At least one suburban district, Baltimore County, has followed the city's lead in crafting a long-term plan to update its facilities. The county school system, which has the second-oldest school infrastructure in the state, entered into a $500,000 contract this year to take an inventory of its facilities needs.
Pugh said she doesn't think she could have created the Design School if it weren't for Alonso, who upon hearing her idea said in his terse, trademark style: "Just do it."
The Design School was approved in January 2010 to operate as a program serving middle and high school grades. Since 2011, it has operated out of the former Winston Middle School building. This year, 350 students in grades six to nine will attend the school, which will expand to grade 12 by 2016.
Lazarus, who will retire from MICA this year and will serve on the Design School's board of directors, recalled how he turned Pugh down at least three times before deciding to partner with her on the school.
Where he first saw a lot of work, he later saw an opportunity to tap a business and development community that has a desire to help the city, and the resources to do so.
More than $1 million was fronted by the developer, which turned the building over to the school. The school system has the option of buying it.
"I hope that people will look at the way this was done, and not superficially," Lazarus said. "People know that it was a public-private partnership, but this was much more than that. You really have to put a team together to do this work."
Lazarus said the school's unique mission of serving middle and high grades will make it a "laboratory to design curriculum that can be used around the country." The school was modeled after a Miami high school, but design curriculum is usually not taught in any significant way below the college level, he said.
"When we started, we had a lot to prove, and we still have a lot to prove to parents and kids," Lazarus said. "When people come through [MICA], they like to look at the nice rooms and the beautiful courtyards, but where they really want to hang out is where the work is going on.
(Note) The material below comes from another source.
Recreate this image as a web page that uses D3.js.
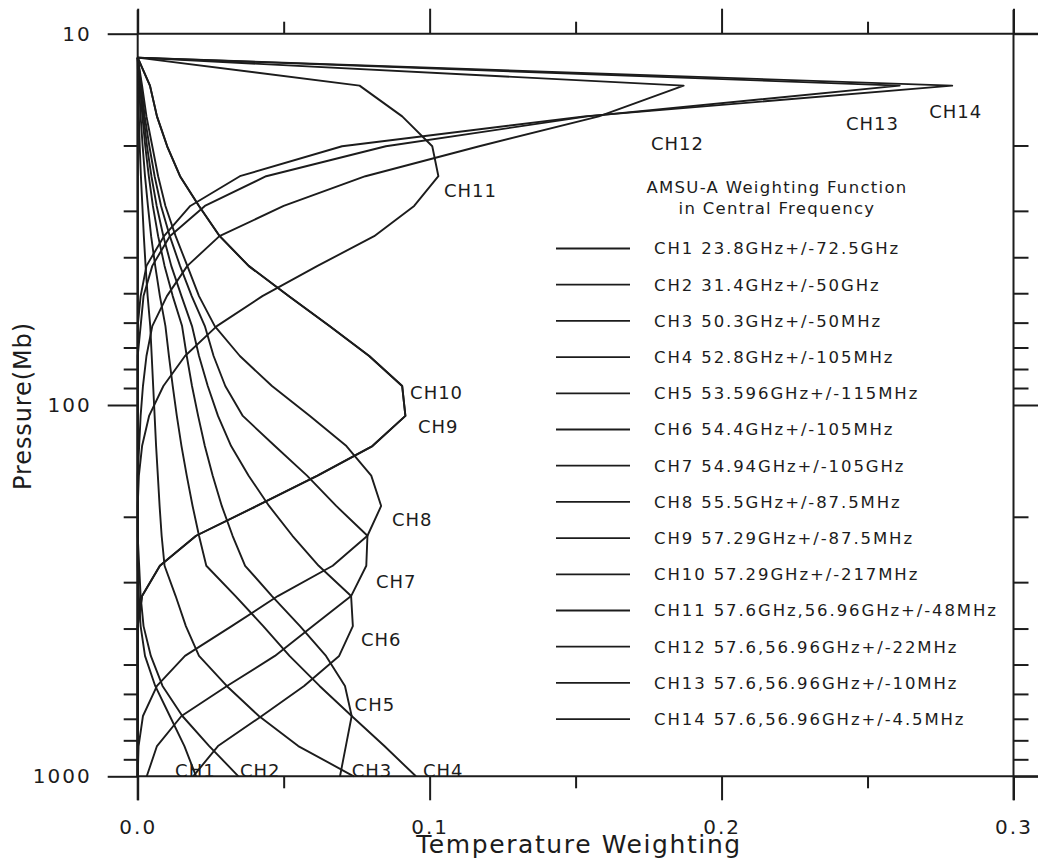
<!DOCTYPE html>
<html><head><meta charset="utf-8">
<script src="https://cdn.jsdelivr.net/npm/d3@7"></script>
<style>
body{margin:0;background:#fff}
svg text{font-family:"DejaVu Sans",sans-serif;fill:#1c1c1c}
</style></head>
<body><svg id="c" width="1038" height="858"></svg>
<script>
// ---------------- data ----------------
const pressureLevels = [1000, 829, 688, 571, 474, 394, 327, 271, 225, 187, 155, 129, 107, 88.9, 73.8, 61.3, 50.9, 42.2, 35.1, 29.1, 24.2, 20.1, 16.7, 13.8, 11.6];
const ch1  = [0.020, 0.016, 0.011, 0.006, 0.0025, 0.001, 0.0004, 0, 0, 0, 0, 0, 0, 0, 0, 0, 0, 0, 0, 0, 0, 0, 0, 0, 0];
const ch2  = [0.0345, 0.0245, 0.0153, 0.0085, 0.0045, 0.002, 0.001, 0.0005, 0, 0, 0, 0, 0, 0, 0, 0, 0, 0, 0, 0, 0, 0, 0, 0, 0];
const ch3  = [0.074, 0.055, 0.0415, 0.0305, 0.021, 0.0165, 0.013, 0.0092, 0.0082, 0.0075, 0.0069, 0.0063, 0.0058, 0.0053, 0.0048, 0.0043, 0.0034, 0.0027, 0.0021, 0.0016, 0.0011, 0.0007, 0.0004, 0.0002, 0];
const ch4  = [0.0953, 0.0845, 0.0733, 0.0623, 0.052, 0.043, 0.0335, 0.0235, 0.021, 0.0188, 0.0168, 0.015, 0.0134, 0.012, 0.0107, 0.0095, 0.0076, 0.006, 0.0046, 0.0035, 0.0025, 0.0017, 0.001, 0.0005, 0];
const ch5  = [0.0693, 0.0713, 0.0733, 0.071, 0.0645, 0.0556, 0.046, 0.0368, 0.0325, 0.0288, 0.0257, 0.023, 0.0207, 0.0186, 0.0168, 0.0152, 0.012, 0.0092, 0.007, 0.0052, 0.0038, 0.0026, 0.0016, 0.0008, 0];
const ch6  = [0.019, 0.0275, 0.0425, 0.057, 0.069, 0.0737, 0.0731, 0.062, 0.053, 0.045, 0.038, 0.032, 0.0275, 0.024, 0.021, 0.0186, 0.015, 0.0115, 0.0088, 0.0065, 0.0047, 0.0032, 0.002, 0.001, 0];
const ch7  = [0.0031, 0.0066, 0.015, 0.0306, 0.047, 0.060, 0.0731, 0.0783, 0.0787, 0.068, 0.058, 0.047, 0.036, 0.030, 0.026, 0.023, 0.0185, 0.0145, 0.011, 0.008, 0.0058, 0.004, 0.0024, 0.0012, 0];
const ch8  = [0, 0.0003, 0.0018, 0.0066, 0.0162, 0.0322, 0.048, 0.0668, 0.0787, 0.0834, 0.080, 0.0715, 0.059, 0.046, 0.035, 0.0264, 0.021, 0.017, 0.013, 0.0095, 0.007, 0.005, 0.003, 0.0015, 0];
const ch9  = [0, 0, 0, 0, 0, 0, 0.0015, 0.0076, 0.020, 0.0408, 0.0616, 0.0804, 0.0917, 0.0906, 0.0793, 0.0657, 0.0517, 0.038, 0.0281, 0.021, 0.0145, 0.0101, 0.0066, 0.0042, 0];
const ch10 = [0, 0, 0, 0, 0, 0, 0.0015, 0.0076, 0.020, 0.0408, 0.0616, 0.0804, 0.0917, 0.0906, 0.0793, 0.0657, 0.0517, 0.038, 0.0281, 0.021, 0.0145, 0.0101, 0.0066, 0.0042, 0];
const ch11 = [0, 0, 0, 0, 0, 0, 0, 0, 0, 0, 0.0004, 0.0015, 0.0039, 0.0088, 0.0162, 0.0271, 0.0427, 0.0616, 0.081, 0.0947, 0.103, 0.1009, 0.0906, 0.076, 0];
const ch12 = [0, 0, 0, 0, 0, 0, 0, 0, 0, 0, 0, 0.0005, 0.001, 0.0018, 0.003, 0.005, 0.010, 0.017, 0.028, 0.050, 0.078, 0.117, 0.158, 0.187, 0];
const ch13 = [0, 0, 0, 0, 0, 0, 0, 0, 0, 0, 0, 0, 0, 0, 0, 0.001, 0.002, 0.005, 0.011, 0.023, 0.044, 0.085, 0.154, 0.261, 0];
const ch14 = [0, 0, 0, 0, 0, 0, 0, 0, 0, 0, 0, 0, 0, 0, 0, 0, 0.001, 0.003, 0.009, 0.018, 0.035, 0.070, 0.153, 0.279, 0];

const channelNames = ["CH1","CH2","CH3","CH4","CH5","CH6","CH7","CH8","CH9","CH10","CH11","CH12","CH13","CH14"];
const channelValues = [ch1, ch2, ch3, ch4, ch5, ch6, ch7, ch8, ch9, ch10, ch11, ch12, ch13, ch14];
// where each curve label sits, in data units (weighting, pressure)
const labelWeight   = [0.0128, 0.0350, 0.0733, 0.0977, 0.0743, 0.0765, 0.0816, 0.0871, 0.0960, 0.0933, 0.1049, 0.1758, 0.2426, 0.2711];
const labelPressure = [967, 967, 967, 962, 639, 427, 298, 203, 114, 92.8, 26.5, 19.7, 17.5, 16.2];

const legendTitle = ["AMSU-A Weighting Function", "in Central Frequency"];
const legendLabels = [
  "CH1 23.8GHz+/-72.5GHz",
  "CH2 31.4GHz+/-50GHz",
  "CH3 50.3GHz+/-50MHz",
  "CH4 52.8GHz+/-105MHz",
  "CH5 53.596GHz+/-115MHz",
  "CH6 54.4GHz+/-105MHz",
  "CH7 54.94GHz+/-105GHz",
  "CH8 55.5GHz+/-87.5MHz",
  "CH9 57.29GHz+/-87.5MHz",
  "CH10 57.29GHz+/-217MHz",
  "CH11 57.6GHz,56.96GHz+/-48MHz",
  "CH12 57.6,56.96GHz+/-22MHz",
  "CH13 57.6,56.96GHz+/-10MHz",
  "CH14 57.6,56.96GHz+/-4.5MHz"
];
const xMajorTicks = [0, 0.1, 0.2, 0.3];
const xMinorTicks = [0.05, 0.15, 0.25];
const yMajorTicks = [10, 100, 1000];
const yMinorTicks = [20, 30, 40, 50, 60, 70, 80, 90, 200, 300, 400, 500, 600, 700, 800, 900];
const xTitle = "Temperature Weighting";
const yTitle = "Pressure(Mb)";

// ---------------- drawing ----------------
const svg = d3.select("#c");
const ink = "#1c1c1c";
const x = d3.scaleLinear().domain([0, 0.3]).range([137.7, 1013.5]);
const y = d3.scaleLog().domain([10, 1000]).range([33.7, 776.3]);
const [X0, X1] = x.range();
const [Y0, Y1] = y.range();

function styleAxis(g, withText) {
  g.select(".domain").remove();
  g.selectAll(".tick line").attr("stroke", ink).attr("stroke-width", 2);
  if (withText) g.selectAll(".tick text").attr("fill", ink).style("font-size", "20px").style("letter-spacing", "2px").attr("font-family", null);
  else g.selectAll(".tick text").remove();
}
// left
svg.append("g").attr("transform", `translate(${X0},0)`)
  .call(d3.axisLeft(y).tickValues(yMinorTicks).tickSize(14).tickFormat(""))
  .call(g => styleAxis(g, false));
svg.append("g").attr("transform", `translate(${X0},0)`)
  .call(d3.axisLeft(y).tickValues(yMajorTicks).tickSize(30).tickPadding(16).tickFormat(d3.format("d")))
  .call(g => styleAxis(g, true));
// right
svg.append("g").attr("transform", `translate(${X1},0)`)
  .call(d3.axisRight(y).tickValues(yMinorTicks).tickSize(15).tickFormat(""))
  .call(g => styleAxis(g, false));
svg.append("g").attr("transform", `translate(${X1},0)`)
  .call(d3.axisRight(y).tickValues(yMajorTicks).tickSize(30).tickFormat(""))
  .call(g => styleAxis(g, false));
// top
svg.append("g").attr("transform", `translate(0,${Y0})`)
  .call(d3.axisTop(x).tickValues(xMinorTicks).tickSize(12).tickFormat(""))
  .call(g => styleAxis(g, false));
svg.append("g").attr("transform", `translate(0,${Y0})`)
  .call(d3.axisTop(x).tickValues(xMajorTicks).tickSize(25).tickFormat(""))
  .call(g => styleAxis(g, false));
// bottom
svg.append("g").attr("transform", `translate(0,${Y1})`)
  .call(d3.axisBottom(x).tickValues(xMinorTicks).tickSize(12).tickFormat(""))
  .call(g => styleAxis(g, false));
svg.append("g").attr("transform", `translate(0,${Y1})`)
  .call(d3.axisBottom(x).tickValues(xMajorTicks).tickSize(24).tickPadding(20).tickFormat(d3.format(".1f")))
  .call(g => styleAxis(g, true));

// frame lines
const frame = svg.append("g").attr("stroke", ink).attr("stroke-width", 2);
frame.append("line").attr("x1", X0).attr("x2", X0).attr("y1", Y0 - 24).attr("y2", Y1 + 24);
frame.append("line").attr("x1", X1).attr("x2", X1).attr("y1", Y0 - 24).attr("y2", Y1 + 24);
frame.append("line").attr("x1", X0).attr("x2", 1038).attr("y1", Y0).attr("y2", Y0);
frame.append("line").attr("x1", X0).attr("x2", 1038).attr("y1", Y1).attr("y2", Y1);

// curves
const line = d3.line().x(d => x(d[0])).y(d => y(d[1]));
const curves = channelNames.map((name, i) => ({
  name, pts: channelValues[i].map((w, k) => [w, pressureLevels[k]])
}));
svg.append("g").selectAll("path").data(curves).join("path")
  .attr("d", d => line(d.pts))
  .attr("fill", "none").attr("stroke", ink).attr("stroke-width", 1.9)
  .attr("stroke-linejoin", "round");

// curve labels
svg.append("g").selectAll("text").data(channelNames).join("text")
  .attr("x", (d, i) => x(labelWeight[i]))
  .attr("y", (d, i) => y(labelPressure[i]))
  .attr("dy", "0.36em")
  .style("font-size", "18px").style("letter-spacing", "1px")
  .text(d => d);

// legend
const lg = svg.append("g");
lg.selectAll("text.title").data(legendTitle).join("text").attr("class", "title")
  .attr("x", 777).attr("y", (d, i) => 187 + i * 21).attr("dy", "0.36em")
  .attr("text-anchor", "middle")
  .style("font-size", "16.5px").style("letter-spacing", "1.3px")
  .text(d => d);
const rows = lg.selectAll("g.row").data(legendLabels).join("g").attr("class", "row")
  .attr("transform", (d, i) => `translate(0,${248.5 + i * 36.2})`);
rows.append("line").attr("x1", 556).attr("x2", 630).attr("y1", 0).attr("y2", 0)
  .attr("stroke", ink).attr("stroke-width", 1.8);
rows.append("text").attr("x", 654).attr("y", 0).attr("dy", "0.36em")
  .style("font-size", "16.5px").style("letter-spacing", "1.9px")
  .text(d => d);

// axis titles
svg.append("text").attr("x", 579).attr("y", 853).attr("text-anchor", "middle")
  .style("font-size", "25px").style("letter-spacing", "1.6px").text(xTitle);
svg.append("text").attr("transform", "translate(31,406) rotate(-90)").attr("text-anchor", "middle")
  .style("font-size", "24px").style("letter-spacing", "0.9px").text(yTitle);
</script>
</body></html>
I think it's going to be true in this building as well."
The school's principal, Nathan Burns, said the variety of class choices for students drew him to the school last year. Burns, who is not an artist, took a class at MICA this past school year and had students critique his work.
"What I loved was while the school had a specific purpose, it could produce designers who want to make clothes or lawyers who want an art gallery," Burns said. "Design is a real life skill that you use every day."
The building, with its near floor-to-ceiling windows, pastel-colored tiled bathroom and state-of-the-art labs and equipment, is what Burns called an "artist's dream."
But more importantly, he said, students at the Design School will be well-positioned for the district's new curriculum, which has been aligned with the common core standards adopted by the state. Like design, the new standards require critical thinking and problem-solving skills. The Design School's curriculum includes core subjects, such as foreign language, and at least 90 minutes of art and design courses a day.
At the New York school, Pugh said, she met as many students who wanted to study other disciplines as those who wanted to design high fashions.
"When I talked about bringing this to Baltimore, really, I was talking about the energy," she said. "The space to create, and not being taught in a box. A place that allows you to design what you think should be a part of your future."